Both Bitcoin and Ether have futures contracts that trade on the Chicago Mercantile Exchange. While futures trading is somewhat advanced for the average investor, there are several Bitcoin and Ether ETFs that hold futures contracts. The ProShares Bitcoin Strategy ETF (ticker: BITO), the VanEck Ethereum Strategy ETF (EFUT) and the ProShares Ether Strategy ETF (EETH) are three examples of popular crypto futures ETFs.

As of January 2024, Bitcoin investors can also buy spot Bitcoin ETFs that hold the cryptocurrency itself rather than futures contracts. The Securities and Exchange Commission has approved the following 11 spot Bitcoin ETFs for trading on major U.S. exchanges:

  • ARK 21Shares Bitcoin ETF (ARKB)
  • Bitwise Bitcoin ETF (BITB)
  • Fidelity Wise Origin Bitcoin Trust (FBTC)
  • Franklin Bitcoin ETF (EZBC)
  • Grayscale Bitcoin Trust (GBTC)
  • Hashdex Bitcoin Futures ETF (DEFI) (Note: DEFI began trading as a futures product in 2022, but Hashdex plans to convert the fund into a spot ETF following an ongoing SEC review.)
  • Invesco Galaxy Bitcoin ETF (BTCO)
  • iShares Bitcoin Trust (IBIT)
  • Valkyrie Bitcoin Fund (BRRR)
  • VanEck Bitcoin Trust (HODL)
  • WisdomTree Bitcoin Fund (BTCW)

At least 10 firms have applied to launch spot Ether ETFs, but the SEC has yet to approve any of them.

Bitcoin and Ether may seem similar at first glance, but the investment theses for these cryptos are very different.

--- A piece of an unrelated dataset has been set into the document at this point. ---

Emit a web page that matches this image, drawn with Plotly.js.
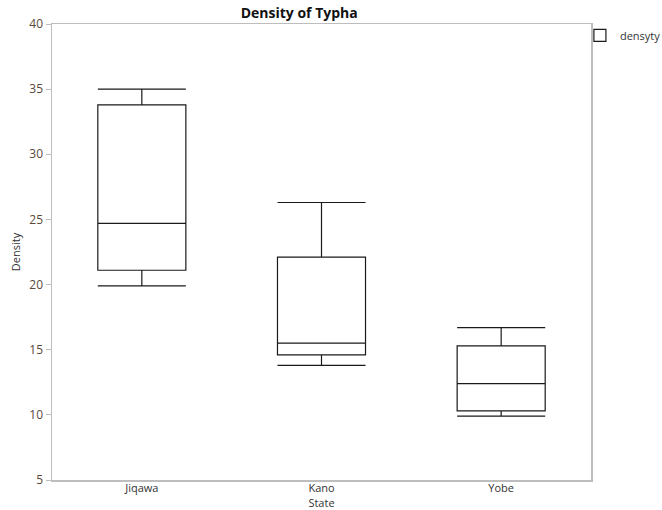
<!DOCTYPE html>
<html>
<head>
<meta charset="utf-8">
<script src="https://cdn.plot.ly/plotly-3.0.1.min.js"></script>
<style>html,body{margin:0;padding:0;background:#fff}#chart{width:662px;height:510px}</style>
</head>
<body>
<div id="chart"></div>
<script>
// Data
const states = ["Jiqawa", "Kano", "Yobe"];
const lowerWhisker = [19.9, 13.8, 9.9];
const q1 = [21.1, 14.6, 10.3];
const median = [24.7, 15.5, 12.4];
const q3 = [33.8, 22.1, 15.3];
const upperWhisker = [35.0, 26.3, 16.7];
const seriesName = "densyty";

const trace = {
  type: "box",
  name: seriesName,
  x: states,
  q1: q1,
  median: median,
  q3: q3,
  lowerfence: lowerWhisker,
  upperfence: upperWhisker,
  boxpoints: false,
  fillcolor: "rgba(255,255,255,0)",
  line: {color: "#1a1a1a", width: 1.2},
  whiskerwidth: 1,
  showlegend: true,
  hoverinfo: "skip"
};

const fontFam = "'Open Sans', 'Noto Sans', sans-serif";
const layout = {
  width: 662, height: 510,
  margin: {l: 52, r: 71, t: 24, b: 30, pad: 0, autoexpand: false},
  paper_bgcolor: "#fff", plot_bgcolor: "#fff",
  font: {family: fontFam, size: 12, color: "#444"},
  boxgap: 0.51,
  boxgroupgap: 0,
  title: {
    text: "<b>Density of Typha</b>",
    font: {family: fontFam, size: 14, color: "#111"},
    x: 0.452, xref: "container", xanchor: "center",
    y: 0.975, yref: "container", yanchor: "middle"
  },
  xaxis: {
    type: "category",
    automargin: false,
    showline: true, mirror: true, linecolor: "#bdbdbd", linewidth: 1.5,
    showgrid: false, zeroline: false,
    ticks: "", ticklen: 0,
    ticklabelstandoff: -3,
    tickfont: {size: 11, color: "#333"},
    title: {text: "State", font: {size: 11, color: "#333"}, standoff: 1}
  },
  yaxis: {
    range: [5, 40],
    automargin: false,
    tickvals: [5, 10, 15, 20, 25, 30, 35, 40],
    showline: true, mirror: true, linecolor: "#bdbdbd", linewidth: 1.5,
    showgrid: false, zeroline: false,
    ticks: "outside", ticklen: 5, tickcolor: "#bdbdbd", tickwidth: 1,
    tickfont: {size: 12, color: "#5a4a3a"},
    title: {text: "Density", font: {size: 11, color: "#333"}, standoff: 6}
  },
  legend: {
    xref: "container", yref: "container",
    x: 0.876, xanchor: "left", y: 0.959, yanchor: "top",
    itemwidth: 30,
    bgcolor: "rgba(0,0,0,0)",
    font: {size: 11, color: "#333"}
  },
  showlegend: true
};

Plotly.newPlot("chart", [trace], layout, {displayModeBar: false, staticPlot: true});
</script>
</body>
</html>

Bitcoin’s biggest challenge in the future may be scalability given its energy-intensive PoW consensus mechanism. Ether’s biggest challenge may be fending off competition from so-called “Ethereum killer” blockchains that often have faster transaction speeds and lower gas fees, such as Solana (SOL) and Avalanche (AVAX). It’s difficult to say if Bitcoin or Ether will be the better long-term investment moving forward. If history is any indication, investors can’t go wrong with either one.